== Source material ==
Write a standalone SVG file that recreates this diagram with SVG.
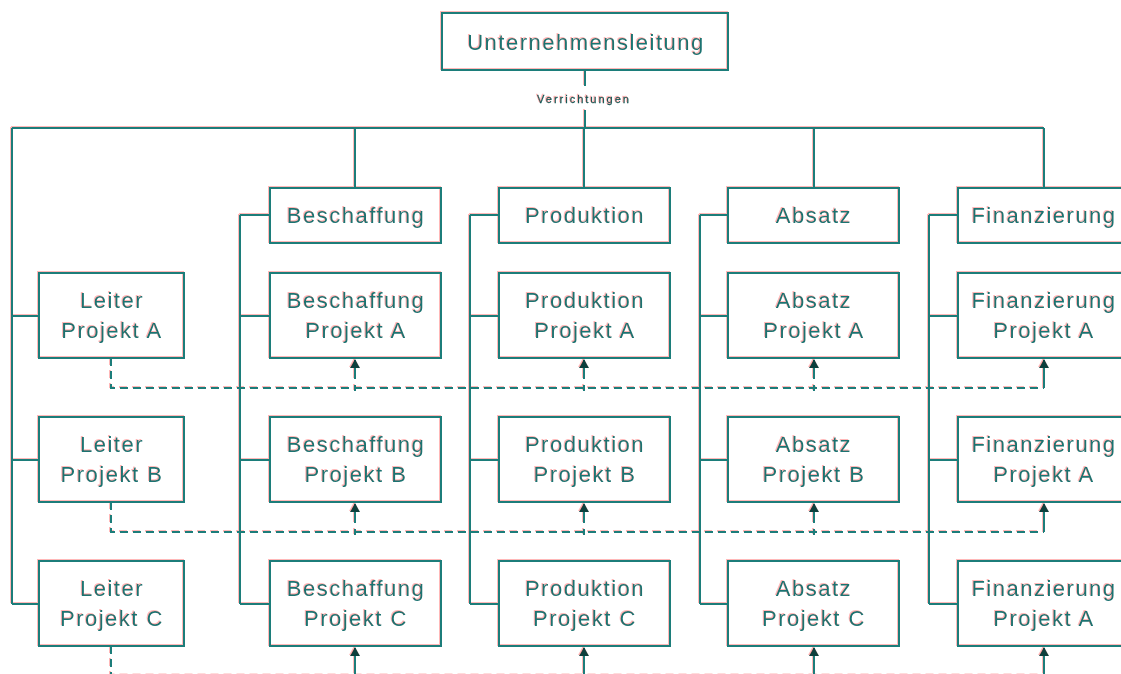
<svg xmlns="http://www.w3.org/2000/svg" width="1121" height="674" viewBox="0 0 1121 674">
  <style>
    .box { fill: none; stroke: #1e7d7a; stroke-width: 2; }
    .ln { fill: none; stroke: #1e7d7a; stroke-width: 2; }
    .dash { fill: none; stroke: #1e7d7a; stroke-width: 2; stroke-dasharray: 8 5; }
    .stem { fill: none; stroke: #1e7d7a; stroke-width: 2; marker-end: url(#arr); }
    .t { font-family: "Liberation Sans", Arial, sans-serif; font-size: 22px; letter-spacing: 1.5px; fill: #1b7371; text-anchor: middle; }
    .s { font-family: "Liberation Sans", Arial, sans-serif; font-size: 11px; letter-spacing: 2px; fill: #0f5553; stroke: #0f5553; stroke-width: 0.3; text-anchor: middle; }
  </style>
  <defs>
    <marker id="arr" markerUnits="userSpaceOnUse" markerWidth="10" markerHeight="12" refX="8" refY="5" orient="auto">
      <path d="M0,0 L9,5 L0,10 Z" fill="#0b3f3c"/>
    </marker>
    <!-- colour fringe: soft red copy shifted up-left -->
    <filter id="fringe" x="-2%" y="-2%" width="104%" height="104%">
      <feOffset in="SourceAlpha" dx="-1" dy="-1" result="o"/>
      <feFlood flood-color="#ff7070" flood-opacity="0.5"/>
      <feComposite in2="o" operator="in" result="red"/>
      <feMerge><feMergeNode in="red"/><feMergeNode in="SourceGraphic"/></feMerge>
    </filter>
  </defs>
  <rect width="1121" height="674" fill="#ffffff"/>
  <g filter="url(#fringe)">
    <g id="connectors">
      <!-- top line and label gap -->
      <path class="ln" d="M585,70 V86 M585,110 V128"/>
      <text class="s" x="584" y="103">Verrichtungen</text>
      <path class="ln" d="M12,128 H1044 M355,128 V188 M584,128 V188 M814,128 V188 M1044,128 V188"/>
      <!-- project leader bus -->
      <path class="ln" d="M12,128 V604 M12,316 H39 M12,460 H39 M12,604 H39"/>
      <!-- function buses -->
      <path class="ln" d="M240,215 V604 M240,215 H270 M240,316 H270 M240,460 H270 M240,604 H270"/>
      <path class="ln" d="M470,215 V604 M470,215 H499 M470,316 H499 M470,460 H499 M470,604 H499"/>
      <path class="ln" d="M700,215 V604 M700,215 H728 M700,316 H728 M700,460 H728 M700,604 H728"/>
      <path class="ln" d="M929,215 V604 M929,215 H958 M929,316 H958 M929,460 H958 M929,604 H958"/>
      <!-- project links -->
      <path class="dash" d="M111,358 V388 H1044"/>
      <path class="dash" d="M111,502 V532 H1044"/>
      <path class="dash" d="M111,646 V675.5 H1044"/>
      <!-- arrows to project boxes -->
      <path class="stem" d="M355,391 V385 M355,379 V360"/>
      <path class="stem" d="M584,391 V385 M584,379 V360"/>
      <path class="stem" d="M814,391 V385 M814,379 V360"/>
      <path class="stem" d="M1044,388 V360"/>
      <path class="stem" d="M355,535 V529 M355,523 V504"/>
      <path class="stem" d="M584,535 V529 M584,523 V504"/>
      <path class="stem" d="M814,535 V529 M814,523 V504"/>
      <path class="stem" d="M1044,532 V504"/>
      <path class="stem" d="M355,674 V648"/>
      <path class="stem" d="M584,674 V648"/>
      <path class="stem" d="M814,674 V648"/>
      <path class="stem" d="M1044,674 V648"/>
    </g>

    <g id="unternehmensleitung">
      <rect class="box" x="442" y="13" width="286" height="57"/>
      <text class="t" x="586" y="50">Unternehmensleitung</text>
    </g>

    <g id="leiter-a"><rect class="box" x="39" y="273" width="145" height="85"/>
      <text class="t" x="112" y="308">Leiter</text><text class="t" x="112" y="338">Projekt A</text></g>
    <g id="leiter-b"><rect class="box" x="39" y="417" width="145" height="85"/>
      <text class="t" x="112" y="452">Leiter</text><text class="t" x="112" y="482">Projekt B</text></g>
    <g id="leiter-c"><rect class="box" x="39" y="561" width="145" height="85"/>
      <text class="t" x="112" y="596">Leiter</text><text class="t" x="112" y="626">Projekt C</text></g>

    <g id="beschaffung"><rect class="box" x="270" y="188" width="171" height="55"/>
      <text class="t" x="356" y="223">Beschaffung</text></g>
    <g id="beschaffung-a"><rect class="box" x="270" y="273" width="171" height="85"/>
      <text class="t" x="356" y="308">Beschaffung</text><text class="t" x="356" y="338">Projekt A</text></g>
    <g id="beschaffung-b"><rect class="box" x="270" y="417" width="171" height="85"/>
      <text class="t" x="356" y="452">Beschaffung</text><text class="t" x="356" y="482">Projekt B</text></g>
    <g id="beschaffung-c"><rect class="box" x="270" y="561" width="171" height="85"/>
      <text class="t" x="356" y="596">Beschaffung</text><text class="t" x="356" y="626">Projekt C</text></g>

    <g id="produktion"><rect class="box" x="499" y="188" width="171" height="55"/>
      <text class="t" x="585" y="223">Produktion</text></g>
    <g id="produktion-a"><rect class="box" x="499" y="273" width="171" height="85"/>
      <text class="t" x="585" y="308">Produktion</text><text class="t" x="585" y="338">Projekt A</text></g>
    <g id="produktion-b"><rect class="box" x="499" y="417" width="171" height="85"/>
      <text class="t" x="585" y="452">Produktion</text><text class="t" x="585" y="482">Projekt B</text></g>
    <g id="produktion-c"><rect class="box" x="499" y="561" width="171" height="85"/>
      <text class="t" x="585" y="596">Produktion</text><text class="t" x="585" y="626">Projekt C</text></g>

    <g id="absatz"><rect class="box" x="728" y="188" width="171" height="55"/>
      <text class="t" x="814" y="223">Absatz</text></g>
    <g id="absatz-a"><rect class="box" x="728" y="273" width="171" height="85"/>
      <text class="t" x="814" y="308">Absatz</text><text class="t" x="814" y="338">Projekt A</text></g>
    <g id="absatz-b"><rect class="box" x="728" y="417" width="171" height="85"/>
      <text class="t" x="814" y="452">Absatz</text><text class="t" x="814" y="482">Projekt B</text></g>
    <g id="absatz-c"><rect class="box" x="728" y="561" width="171" height="85"/>
      <text class="t" x="814" y="596">Absatz</text><text class="t" x="814" y="626">Projekt C</text></g>

    <g id="finanzierung"><rect class="box" x="958" y="188" width="171" height="55"/>
      <text class="t" x="1044" y="223">Finanzierung</text></g>
    <g id="finanzierung-a"><rect class="box" x="958" y="273" width="171" height="85"/>
      <text class="t" x="1044" y="308">Finanzierung</text><text class="t" x="1044" y="338">Projekt A</text></g>
    <g id="finanzierung-b"><rect class="box" x="958" y="417" width="171" height="85"/>
      <text class="t" x="1044" y="452">Finanzierung</text><text class="t" x="1044" y="482">Projekt A</text></g>
    <g id="finanzierung-c"><rect class="box" x="958" y="561" width="171" height="85"/>
      <text class="t" x="1044" y="596">Finanzierung</text><text class="t" x="1044" y="626">Projekt A</text></g>
  </g>
</svg>
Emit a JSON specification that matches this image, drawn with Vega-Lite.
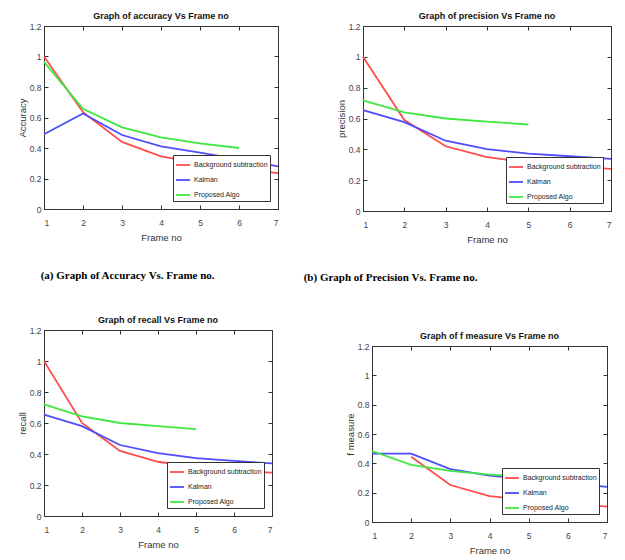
{
  "$schema": "https://vega.github.io/schema/vega-lite/v6.json",
  "padding": {"left": 16, "top": 11, "right": 0, "bottom": 0},
  "background": "white",
  "config": {
    "view": {"stroke": "#333333", "strokeWidth": 1},
    "font": "Liberation Sans",
    "title": {"font": "Liberation Sans", "fontSize": 9, "fontWeight": "bold", "color": "#111111", "offset": 1},
    "axis": {
      "grid": false,
      "domainColor": "#333333",
      "tickColor": "#333333",
      "tickSize": -4,
      "labelFont": "Liberation Sans",
      "labelFontSize": 8.5,
      "labelColor": "#444444",
      "titleFont": "Liberation Sans",
      "titleFontSize": 9.5,
      "titleFontWeight": "normal",
      "titleColor": "#333333"
    },
    "axisX": {"labelPadding": 13, "titlePadding": 6},
    "axisY": {"labelPadding": 7, "titlePadding": 2},
    "legend": {
      "orient": "bottom-right",
      "offset": 8,
      "title": null,
      "fillColor": "white",
      "strokeColor": "#333333",
      "padding": 2,
      "symbolType": "stroke",
      "symbolSize": 196,
      "symbolStrokeWidth": 1.8,
      "labelOffset": 3,
      "labelFont": "Liberation Sans",
      "labelFontSize": 7,
      "labelColor": "#222222",
      "rowPadding": 3,
      "labelLimit": 200
    },
    "line": {"strokeWidth": 1.8}
  },
  "datasets": {
    "perf": [
      {"metric": "accuracy", "method": "Background subtraction", "frame": 1, "value": 1.0},
      {"metric": "accuracy", "method": "Background subtraction", "frame": 2, "value": 0.635},
      {"metric": "accuracy", "method": "Background subtraction", "frame": 3, "value": 0.44},
      {"metric": "accuracy", "method": "Background subtraction", "frame": 4, "value": 0.345},
      {"metric": "accuracy", "method": "Background subtraction", "frame": 5, "value": 0.3},
      {"metric": "accuracy", "method": "Background subtraction", "frame": 6, "value": 0.265},
      {"metric": "accuracy", "method": "Background subtraction", "frame": 7, "value": 0.235},
      {"metric": "accuracy", "method": "Kalman", "frame": 1, "value": 0.49},
      {"metric": "accuracy", "method": "Kalman", "frame": 2, "value": 0.626},
      {"metric": "accuracy", "method": "Kalman", "frame": 3, "value": 0.485},
      {"metric": "accuracy", "method": "Kalman", "frame": 4, "value": 0.41},
      {"metric": "accuracy", "method": "Kalman", "frame": 5, "value": 0.37},
      {"metric": "accuracy", "method": "Kalman", "frame": 6, "value": 0.325},
      {"metric": "accuracy", "method": "Kalman", "frame": 7, "value": 0.28},
      {"metric": "accuracy", "method": "Proposed Algo", "frame": 1, "value": 0.965},
      {"metric": "accuracy", "method": "Proposed Algo", "frame": 2, "value": 0.657},
      {"metric": "accuracy", "method": "Proposed Algo", "frame": 3, "value": 0.535},
      {"metric": "accuracy", "method": "Proposed Algo", "frame": 4, "value": 0.47},
      {"metric": "accuracy", "method": "Proposed Algo", "frame": 5, "value": 0.43},
      {"metric": "accuracy", "method": "Proposed Algo", "frame": 6, "value": 0.4},
      {"metric": "precision", "method": "Background subtraction", "frame": 1, "value": 1.0},
      {"metric": "precision", "method": "Background subtraction", "frame": 2, "value": 0.59},
      {"metric": "precision", "method": "Background subtraction", "frame": 3, "value": 0.42},
      {"metric": "precision", "method": "Background subtraction", "frame": 4, "value": 0.35},
      {"metric": "precision", "method": "Background subtraction", "frame": 5, "value": 0.315},
      {"metric": "precision", "method": "Background subtraction", "frame": 6, "value": 0.29},
      {"metric": "precision", "method": "Background subtraction", "frame": 7, "value": 0.273},
      {"metric": "precision", "method": "Kalman", "frame": 1, "value": 0.654},
      {"metric": "precision", "method": "Kalman", "frame": 2, "value": 0.576},
      {"metric": "precision", "method": "Kalman", "frame": 3, "value": 0.456},
      {"metric": "precision", "method": "Kalman", "frame": 4, "value": 0.402},
      {"metric": "precision", "method": "Kalman", "frame": 5, "value": 0.372},
      {"metric": "precision", "method": "Kalman", "frame": 6, "value": 0.355},
      {"metric": "precision", "method": "Kalman", "frame": 7, "value": 0.338},
      {"metric": "precision", "method": "Proposed Algo", "frame": 1, "value": 0.718},
      {"metric": "precision", "method": "Proposed Algo", "frame": 2, "value": 0.639},
      {"metric": "precision", "method": "Proposed Algo", "frame": 3, "value": 0.6},
      {"metric": "precision", "method": "Proposed Algo", "frame": 4, "value": 0.58},
      {"metric": "precision", "method": "Proposed Algo", "frame": 5, "value": 0.561},
      {"metric": "recall", "method": "Background subtraction", "frame": 1, "value": 1.0},
      {"metric": "recall", "method": "Background subtraction", "frame": 2, "value": 0.6},
      {"metric": "recall", "method": "Background subtraction", "frame": 3, "value": 0.42},
      {"metric": "recall", "method": "Background subtraction", "frame": 4, "value": 0.35},
      {"metric": "recall", "method": "Background subtraction", "frame": 5, "value": 0.315},
      {"metric": "recall", "method": "Background subtraction", "frame": 6, "value": 0.29},
      {"metric": "recall", "method": "Background subtraction", "frame": 7, "value": 0.28},
      {"metric": "recall", "method": "Kalman", "frame": 1, "value": 0.654},
      {"metric": "recall", "method": "Kalman", "frame": 2, "value": 0.58},
      {"metric": "recall", "method": "Kalman", "frame": 3, "value": 0.458},
      {"metric": "recall", "method": "Kalman", "frame": 4, "value": 0.405},
      {"metric": "recall", "method": "Kalman", "frame": 5, "value": 0.373},
      {"metric": "recall", "method": "Kalman", "frame": 6, "value": 0.355},
      {"metric": "recall", "method": "Kalman", "frame": 7, "value": 0.339},
      {"metric": "recall", "method": "Proposed Algo", "frame": 1, "value": 0.72},
      {"metric": "recall", "method": "Proposed Algo", "frame": 2, "value": 0.643},
      {"metric": "recall", "method": "Proposed Algo", "frame": 3, "value": 0.6},
      {"metric": "recall", "method": "Proposed Algo", "frame": 4, "value": 0.58},
      {"metric": "recall", "method": "Proposed Algo", "frame": 5, "value": 0.561},
      {"metric": "f measure", "method": "Background subtraction", "frame": 2, "value": 0.445},
      {"metric": "f measure", "method": "Background subtraction", "frame": 3, "value": 0.252},
      {"metric": "f measure", "method": "Background subtraction", "frame": 4, "value": 0.177},
      {"metric": "f measure", "method": "Background subtraction", "frame": 5, "value": 0.15},
      {"metric": "f measure", "method": "Background subtraction", "frame": 6, "value": 0.13},
      {"metric": "f measure", "method": "Background subtraction", "frame": 7, "value": 0.105},
      {"metric": "f measure", "method": "Kalman", "frame": 1, "value": 0.466},
      {"metric": "f measure", "method": "Kalman", "frame": 2, "value": 0.466},
      {"metric": "f measure", "method": "Kalman", "frame": 3, "value": 0.36},
      {"metric": "f measure", "method": "Kalman", "frame": 4, "value": 0.316},
      {"metric": "f measure", "method": "Kalman", "frame": 5, "value": 0.29},
      {"metric": "f measure", "method": "Kalman", "frame": 6, "value": 0.265},
      {"metric": "f measure", "method": "Kalman", "frame": 7, "value": 0.24},
      {"metric": "f measure", "method": "Proposed Algo", "frame": 1, "value": 0.484},
      {"metric": "f measure", "method": "Proposed Algo", "frame": 2, "value": 0.389},
      {"metric": "f measure", "method": "Proposed Algo", "frame": 3, "value": 0.348},
      {"metric": "f measure", "method": "Proposed Algo", "frame": 4, "value": 0.323},
      {"metric": "f measure", "method": "Proposed Algo", "frame": 5, "value": 0.305}
    ]
  },
  "resolve": {"legend": {"color": "independent"}},
  "columns": 2,
  "align": "none",
  "spacing": {"row": 32, "column": 20},
  "concat": [
    {
      "title": {"text": "(a) Graph of Accuracy Vs. Frame no.", "orient": "bottom", "anchor": "start", "font": "Liberation Serif", "fontSize": 11, "fontWeight": "bold", "color": "#000000", "offset": 27, "dx": 24},
      "resolve": {"legend": {"color": "independent"}},
      "vconcat": [
        {
          "title": "Graph of accuracy Vs Frame no",
          "width": 234, "height": 183,
          "data": {"name": "perf"},
          "transform": [{"filter": "datum.metric == 'accuracy'"}],
          "layer": [
            {
              "mark": {"type": "line"},
              "encoding": {
                "x": {"field": "frame", "type": "quantitative", "scale": {"domain": [1, 7]}, "axis": {"values": [1, 2, 3, 4, 5, 6, 7], "title": "Frame no"}},
                "y": {"field": "value", "type": "quantitative", "scale": {"domain": [0, 1.2]}, "axis": {"values": [0, 0.2, 0.4, 0.6, 0.8, 1, 1.2], "format": "~g", "title": "Accuracy"}},
                "color": {"field": "method", "type": "nominal", "scale": {"domain": ["Background subtraction", "Kalman", "Proposed Algo"], "range": ["#ff4d4d", "#4d4dff", "#3ee83e"]}}
              }
            },
            {
              "mark": {"type": "line", "strokeOpacity": 0},
              "encoding": {
                "x": {"field": "frame", "type": "quantitative", "axis": {"orient": "top", "values": [1, 2, 3, 4, 5, 6, 7], "labels": false, "title": null}},
                "y": {"field": "value", "type": "quantitative", "axis": {"orient": "right", "values": [0, 0.2, 0.4, 0.6, 0.8, 1, 1.2], "labels": false, "title": null}}
              }
            }
          ],
          "resolve": {"axis": {"x": "independent", "y": "independent"}}
        }
      ]
    },
    {
      "title": {"text": "(b) Graph of Precision Vs. Frame no.", "orient": "bottom", "anchor": "start", "font": "Liberation Serif", "fontSize": 11, "fontWeight": "bold", "color": "#000000", "offset": 27, "dx": -32},
      "resolve": {"legend": {"color": "independent"}},
      "vconcat": [
        {
          "title": "Graph of precision Vs Frame no",
          "width": 248, "height": 185,
          "data": {"name": "perf"},
          "transform": [{"filter": "datum.metric == 'precision'"}],
          "layer": [
            {
              "mark": {"type": "line"},
              "encoding": {
                "x": {"field": "frame", "type": "quantitative", "scale": {"domain": [1, 7]}, "axis": {"values": [1, 2, 3, 4, 5, 6, 7], "title": "Frame no"}},
                "y": {"field": "value", "type": "quantitative", "scale": {"domain": [0, 1.2]}, "axis": {"values": [0, 0.2, 0.4, 0.6, 0.8, 1, 1.2], "format": "~g", "title": "precision"}},
                "color": {"field": "method", "type": "nominal", "scale": {"domain": ["Background subtraction", "Kalman", "Proposed Algo"], "range": ["#ff4d4d", "#4d4dff", "#3ee83e"]}}
              }
            },
            {
              "mark": {"type": "line", "strokeOpacity": 0},
              "encoding": {
                "x": {"field": "frame", "type": "quantitative", "axis": {"orient": "top", "values": [1, 2, 3, 4, 5, 6, 7], "labels": false, "title": null}},
                "y": {"field": "value", "type": "quantitative", "axis": {"orient": "right", "values": [0, 0.2, 0.4, 0.6, 0.8, 1, 1.2], "labels": false, "title": null}}
              }
            }
          ],
          "resolve": {"axis": {"x": "independent", "y": "independent"}}
        }
      ]
    },
    {
      "title": "Graph of recall Vs Frame no",
      "width": 228, "height": 186,
      "data": {"name": "perf"},
      "transform": [{"filter": "datum.metric == 'recall'"}],
      "layer": [
        {
          "mark": {"type": "line"},
          "encoding": {
            "x": {"field": "frame", "type": "quantitative", "scale": {"domain": [1, 7]}, "axis": {"values": [1, 2, 3, 4, 5, 6, 7], "title": "Frame no"}},
            "y": {"field": "value", "type": "quantitative", "scale": {"domain": [0, 1.2]}, "axis": {"values": [0, 0.2, 0.4, 0.6, 0.8, 1, 1.2], "format": "~g", "title": "recall"}},
            "color": {"field": "method", "type": "nominal", "scale": {"domain": ["Background subtraction", "Kalman", "Proposed Algo"], "range": ["#ff4d4d", "#4d4dff", "#3ee83e"]}}
          }
        },
        {
          "mark": {"type": "line", "strokeOpacity": 0},
          "encoding": {
            "x": {"field": "frame", "type": "quantitative", "axis": {"orient": "top", "values": [1, 2, 3, 4, 5, 6, 7], "labels": false, "title": null}},
            "y": {"field": "value", "type": "quantitative", "axis": {"orient": "right", "values": [0, 0.2, 0.4, 0.6, 0.8, 1, 1.2], "labels": false, "title": null}}
          }
        }
      ],
      "resolve": {"axis": {"x": "independent", "y": "independent"}}
    },
    {
      "title": {"text": [" ", "Graph of f measure Vs Frame no"], "lineHeight": 16},
      "width": 235, "height": 176,
      "data": {"name": "perf"},
      "transform": [{"filter": "datum.metric == 'f measure'"}],
      "layer": [
        {
          "mark": {"type": "line"},
          "encoding": {
            "x": {"field": "frame", "type": "quantitative", "scale": {"domain": [1, 7]}, "axis": {"values": [1, 2, 3, 4, 5, 6, 7], "title": "Frame no"}},
            "y": {"field": "value", "type": "quantitative", "scale": {"domain": [0, 1.2]}, "axis": {"values": [0, 0.2, 0.4, 0.6, 0.8, 1, 1.2], "format": "~g", "title": [" ", "f measure"], "titleLineHeight": 41}},
            "color": {"field": "method", "type": "nominal", "scale": {"domain": ["Background subtraction", "Kalman", "Proposed Algo"], "range": ["#ff4d4d", "#4d4dff", "#3ee83e"]}}
          }
        },
        {
          "mark": {"type": "line", "strokeOpacity": 0},
          "encoding": {
            "x": {"field": "frame", "type": "quantitative", "axis": {"orient": "top", "values": [1, 2, 3, 4, 5, 6, 7], "labels": false, "title": null}},
            "y": {"field": "value", "type": "quantitative", "axis": {"orient": "right", "values": [0, 0.2, 0.4, 0.6, 0.8, 1, 1.2], "labels": false, "title": null}}
          }
        }
      ],
      "resolve": {"axis": {"x": "independent", "y": "independent"}}
    }
  ]
}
===
Description of the task:
Check every line of the data above for the string "this", and copy those that have it.

Exercise output:
Write a standalone SVG file that recreates this diagram with SVG.
Emit a JSON specification that matches this image, drawn with Vega-Lite.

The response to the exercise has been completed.